Berechnet hat er seine Ergebnisse am sogenannten Rang-Rang-Koeffizienten. Dieser misst, wie stark das Einkommen der Eltern mit dem späteren Einkommen ihrer Kinder zusammenhängt. Liegt der Wert bei 0, spielt die Herkunft keine Rolle. Liegt er bei 1, landen die Kinder zwangsläufig auf dem gleichen Einkommensrang wie ihre Eltern. Die Studie zeige, dass dieser Wert in Deutschland deutlich gestiegen sei, sagt Peichl: Von 0,17 bei den Anfang der 1970er Geborenen auf 0,34 den Mitte der 1980er Geborenen.
Andreas Peichl hat die sozialen Aufstiegschancen in Deutschland untersucht.
Folgen für Innovation und Wirtschaftswachstum
Der Einfluss des Elternhauses auf das spätere Einkommen habe sich innerhalb einer Generation etwa verdoppelt, sagt der Ökonom: „Früher war Deutschland ähnlich wie andere europäische und insbesondere skandinavische Länder eines der Länder mit der höchsten sozialen Mobilität“, sagt Peichl.
Heute sei Deutschland im internationalen Vergleich von den entwickelten Volkswirtschaften eines der Länder mit der niedrigsten sozialen Mobilität – ähnlich wie die USA. Das sei problematisch, da sich die eigene Anstrengung weniger lohne und nicht die besten Talente oder die fleißigsten Menschen erfolgreich seien. Talente würden so verschwendet. Das führe langfristig zu weniger Innovation und Wirtschaftswachstum.

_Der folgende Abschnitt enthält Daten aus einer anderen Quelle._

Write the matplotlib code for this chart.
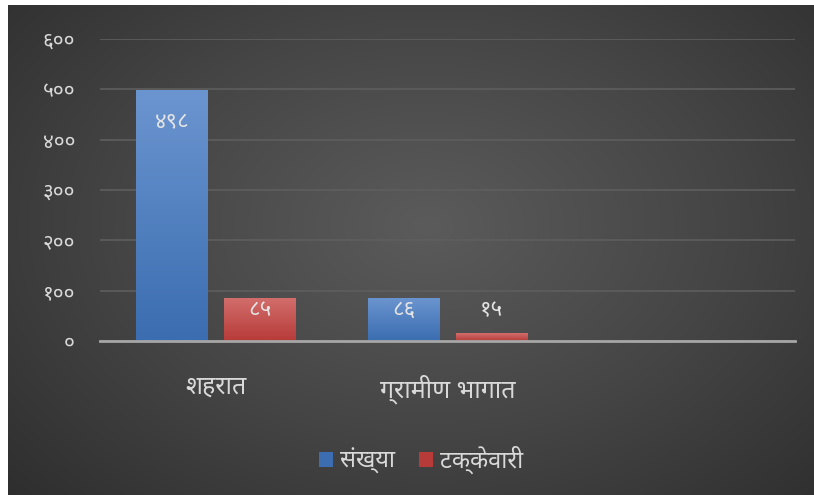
import matplotlib
matplotlib.use("Agg")
import matplotlib.pyplot as plt
import numpy as np
from matplotlib.patches import Patch

# data
categories = ["शहरात", "ग्रामीण भागात", ""]
series_names = ["संख्या", "टक्केवारी"]
sankhya = [498, 86, None]
takkevari = [85, 15, None]
yticks = [0, 100, 200, 300, 400, 500, 600]

DEV_DIGITS = "०१२३४५६७८९"


def to_dev(n):
    return "".join(DEV_DIGITS[int(c)] for c in str(n))


plt.rcParams['font.family'] = ['Noto Sans Devanagari', 'Hind', 'Ek Mukta', 'DejaVu Sans']

fig = plt.figure(figsize=(8.14, 4.95), dpi=100)
fig.patch.set_facecolor("white")

# dark radial background
bg = fig.add_axes([8 / 814, 0, 1 - 8 / 814, 1 - 5 / 495])
yy, xx = np.mgrid[0:1:300j, 0:1:300j]
r = np.sqrt(((xx - 0.52) / 0.75) ** 2 + ((yy - 0.45) / 0.85) ** 2)
r = np.clip(r, 0, 1)
bg.imshow(r, cmap=matplotlib.colors.LinearSegmentedColormap.from_list(
    "bg", ["#5b5b5b", "#454545", "#2c2c2c"]), aspect="auto",
    extent=[0, 1, 0, 1], vmin=0, vmax=1)
bg.axis("off")

ax = fig.add_axes([100 / 814, 1 - 341 / 495, 695 / 814, (341 - 39) / 495])
ax.patch.set_alpha(0)

x = np.arange(len(categories))
w = 0.31
off = 0.19
colors = [("#6b95d0", "#3b6db0"), ("#d26d6b", "#b63b39")]

for i, (vals, (ctop, cbot)) in enumerate(zip([sankhya, takkevari], colors)):
    xs = [xi for xi, v in zip(x, vals) if v is not None]
    vs = [v for v in vals if v is not None]
    pos = np.array(xs) + (-off if i == 0 else off)
    bars = ax.bar(pos, vs, width=w, color=cbot, zorder=3)
    cmap = matplotlib.colors.LinearSegmentedColormap.from_list("g%d" % i, [cbot, ctop])
    for b, v in zip(bars, vs):
        grad = np.linspace(0, 1, 100).reshape(-1, 1)
        im = ax.imshow(grad, cmap=cmap, origin="lower", aspect="auto",
                       extent=[b.get_x(), b.get_x() + b.get_width(), 0, v], zorder=3.5)
        im.set_clip_path(b)
        ly = v - 65 if v - 65 > 60 else 60
        ax.text(b.get_x() + b.get_width() / 2, ly, to_dev(v), ha="center", va="center",
                color="#e4e4e4", fontsize=16, zorder=5)

ax.set_xlim(-0.5, 2.5)
ax.set_ylim(0, 600)
ax.set_yticks(yticks)
ax.set_yticklabels([to_dev(t) for t in yticks], color="#d9d9d9", fontsize=15)
ax.set_xticks(x)
ax.set_xticklabels(categories, color="#d9d9d9", fontsize=18)
ax.tick_params(axis="y", length=0, pad=18)
ax.tick_params(axis="x", length=0, pad=24)
ax.grid(axis="y", color="#5e5e5e", linewidth=1.2, zorder=0)
for s in ["top", "right", "left"]:
    ax.spines[s].set_visible(False)
ax.spines["bottom"].set_color("#a6a6a6")
ax.spines["bottom"].set_linewidth(2)
ax.spines["bottom"].set_zorder(6)

handles = [Patch(facecolor=colors[0][1], edgecolor="none"),
           Patch(facecolor=colors[1][1], edgecolor="none")]
leg = fig.legend(handles, series_names, loc="center", bbox_to_anchor=(421 / 814, 1 - 460 / 495),
                 ncol=2, frameon=False, fontsize=17, handlelength=0.6, handleheight=0.6,
                 handletextpad=0.3, columnspacing=1.0)
for t in leg.get_texts():
    t.set_color("#d9d9d9")

fig.savefig("out.png", dpi=100)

„Mehr in frühe Bildung investieren“
Der Bildungsstatus und der Beruf der Eltern sollte den Werdegang der Kinder nicht beeinflussen, meint Peichl. Aus ökonomischer Sicht spreche vieles dafür, allen die gleichen Chancen zu geben. Doch dafür brauche es mehr Chancengerechtigkeit und weniger Abhängigkeit vom Elternhaus.

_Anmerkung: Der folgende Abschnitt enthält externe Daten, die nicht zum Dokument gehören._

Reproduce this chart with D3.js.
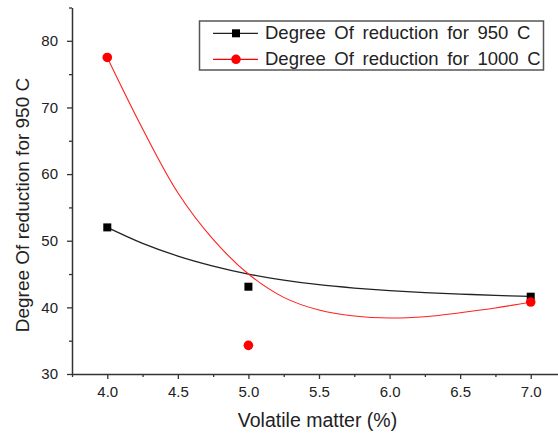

Deutschland müsse mehr in frühe Bildung investieren, fordert der Ökonom. In anderen Ländern, zum Beispiel den europäischen Nachbarländern oder Australien, würden Kinder schon ab dem vierten Lebensjahr verbindlich eine Vorschule besuchen. Unterschiede zwischen den Kindern könnten so früh aufgegriffen werden. „In Deutschland versuchen wir seit langem, Kinderbetreuung auszubauen, aber da geht es im Wesentlichen nur darum, dass die Kinder den Tag überleben, dass sie versorgt werden und sich nicht verletzen – und weniger um Bildung, weil oft auch das Personal dafür fehlt.“
Soziale Aufstiegschancen sind nicht nur entscheidend für das Wirtschaftswachstum, sondern auch für die Stabilität unserer Demokratie, betont Peichl. Wo sie fehlten und die Unzufriedenheit hoch sei, würden populistische Parteien an Boden gewinnen. Die USA seien ein Beispiel dafür.

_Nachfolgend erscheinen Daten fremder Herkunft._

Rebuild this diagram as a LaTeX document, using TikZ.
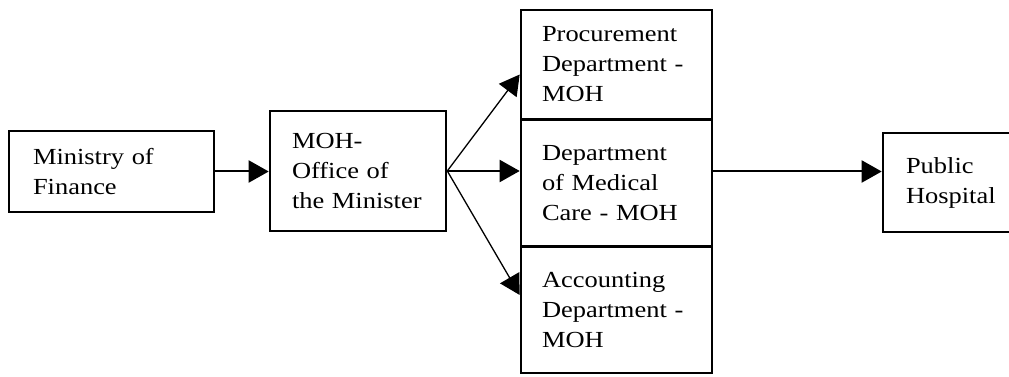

Mit gemischten Gefühlen in die Zukunft
Van Mai versteht die Unzufriedenheit vieler, ist aber durch und durch Demokratin. Sie will nächstes Jahr ihr Studium beenden. Aber auch wenn sie sich als Naturwissenschaftlerin und Migrantin zweiter Generation durchgesetzt hat: Ein Gefühl des Unwohlseins bleibt – und die Frage, ob sie den Aufstieg tatsächlich schafft. Sie habe ihren Masterabschluss in der Tasche und damit ihr Ziel erreicht, aber: „Ich frage mich, werde ich noch in der Zukunft Existenzängste haben? Die Angst haben, gut genug zu sein?“
Die 26-Jährige schaut mit gemischten Gefühlen in die Zukunft. Sie wünscht sich von der Gesellschaft mehr Verständnis und Unterstützung von Erstakademikern. Von der Politik fordert sie bezahlbaren Wohnraum für Studierende und Azubis und keine Wartezeiten bei der BAföG-Beantragung.